Biarro H: The fever and chills were gone after a few days of antibiotics and over the counter cold medicines. My sense of smell returned after three months. But the other symptoms have persisted to this day. 

AFRO: How did getting COVID-19 affect you executing daily tasks? 

Biarro H: Every day was a challenge for me. My employer set-up my virtual systems for me but trying to manage my migraines and fatigue was so debilitating that I couldn’t even sit up at my desk at home for more than an hour at a time. I had trouble lifting things, walking up and down the stairs of our apartment building, I didn’t even have energy to cook or clean very much. Everything became difficult and it was really disheartening to not even be able to do things that I was able to do just prior to contracting the coronavirus. 

AFRO: When you tested negative did you feel better? 

Biarro H: I didn’t test negative, as it was advised for me not to retest for the first 90-days as the remnants could cause me to test positive.
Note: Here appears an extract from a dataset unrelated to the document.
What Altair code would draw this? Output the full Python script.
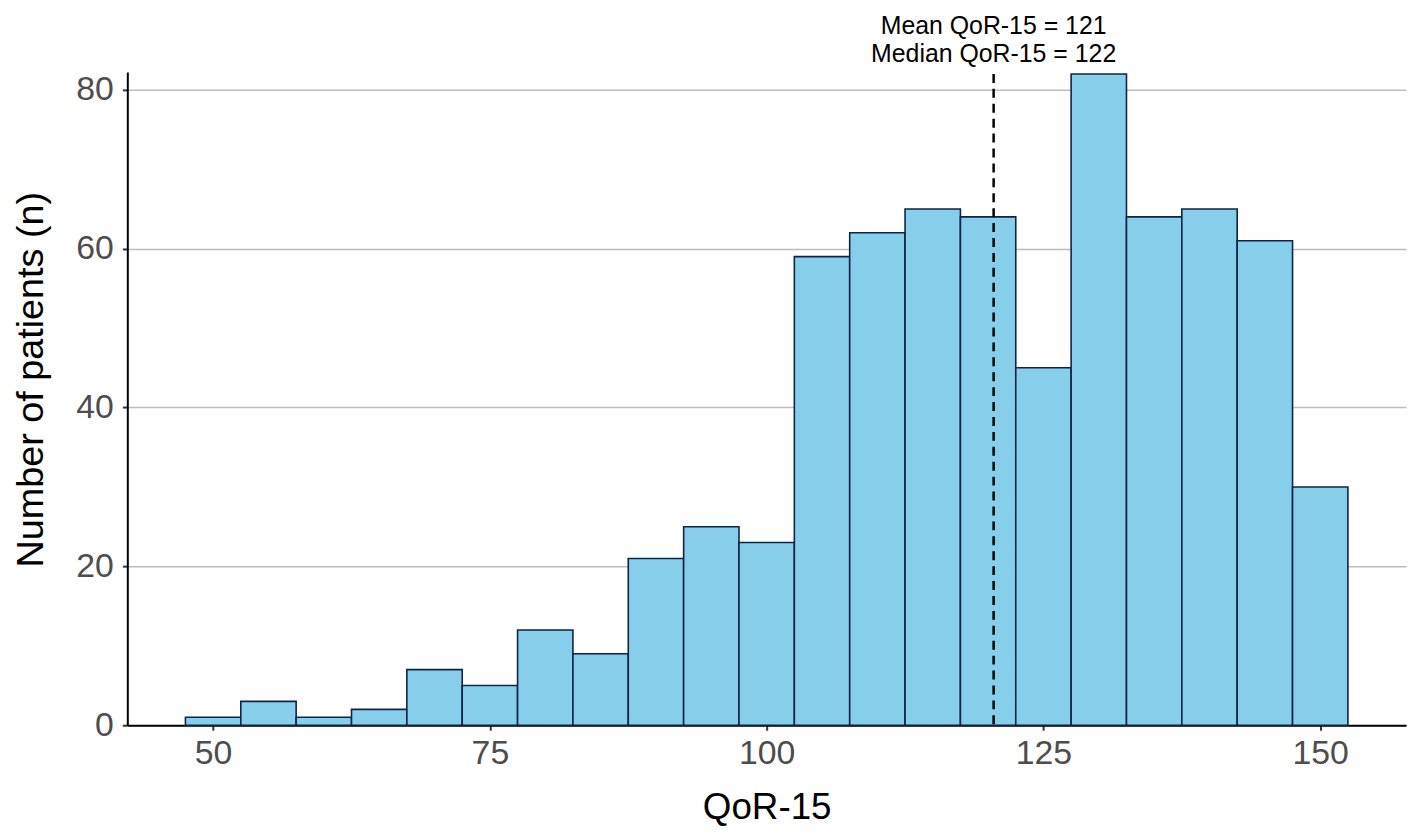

After that point, the continuation of symptoms rendered me uncomfortable retaking the test again. 

AFRO: Have symptoms lingered and, if so, how?

Biarro H: Yes, I was officially diagnosed with Long-Hauler COVID-19 syndrome in February. This was due to my continuation of symptoms that have not improved since contracting the virus. I also developed lung and heart complications due to this and I am undergoing further evaluation and treatment for these issues. 

AFRO: Have you been treated or received any advice or found ways of treating lingering symptoms? 

Biarro H.: I’ve seen so many doctors in the past few months that sometimes it feels emotionally overwhelming. Many of the Doctors have no answers for me. So, I have sought out articles and support from groups that center around those with this “long-hauler” condition. It brings me a bit of peace knowing that I’m not crazy and I’m not alone in this. There are many others who are experiencing this from so many different backgrounds and age groups. I have also adopted some healthier life choices from friends and family to manage my symptoms and I’m thankful to my parents, grandmother and aunt for being so supportive during this time. They purchased and shipped me many things to help me care for myself. 

AFRO: Do the lingering symptoms affect your daily life to this day?

Biarro: Yes, they do. There are some moments where the pain isn’t as bad as it could be, and then it returns. So, I use a cane to walk as needed (I’m only 29), and I use other assistive devices, and the support of my partner to carry heavier items and order groceries when I can’t make it to the store. I have also since gone on an official medical/disability leave from work. 

AFRO: Is there anything else you’d like people to know?

Biarro: I want other people to know that your health is the greatest priority in life. If you’re experiencing these COVID-19 long-hauler symptoms, you’re not alone. I really encourage those who are suffering from these debilitating symptoms to also make sure they have emotional support as some days can be really challenging. I’m confident that one day, we will have more answers on how we can get back to living and feeling normal again.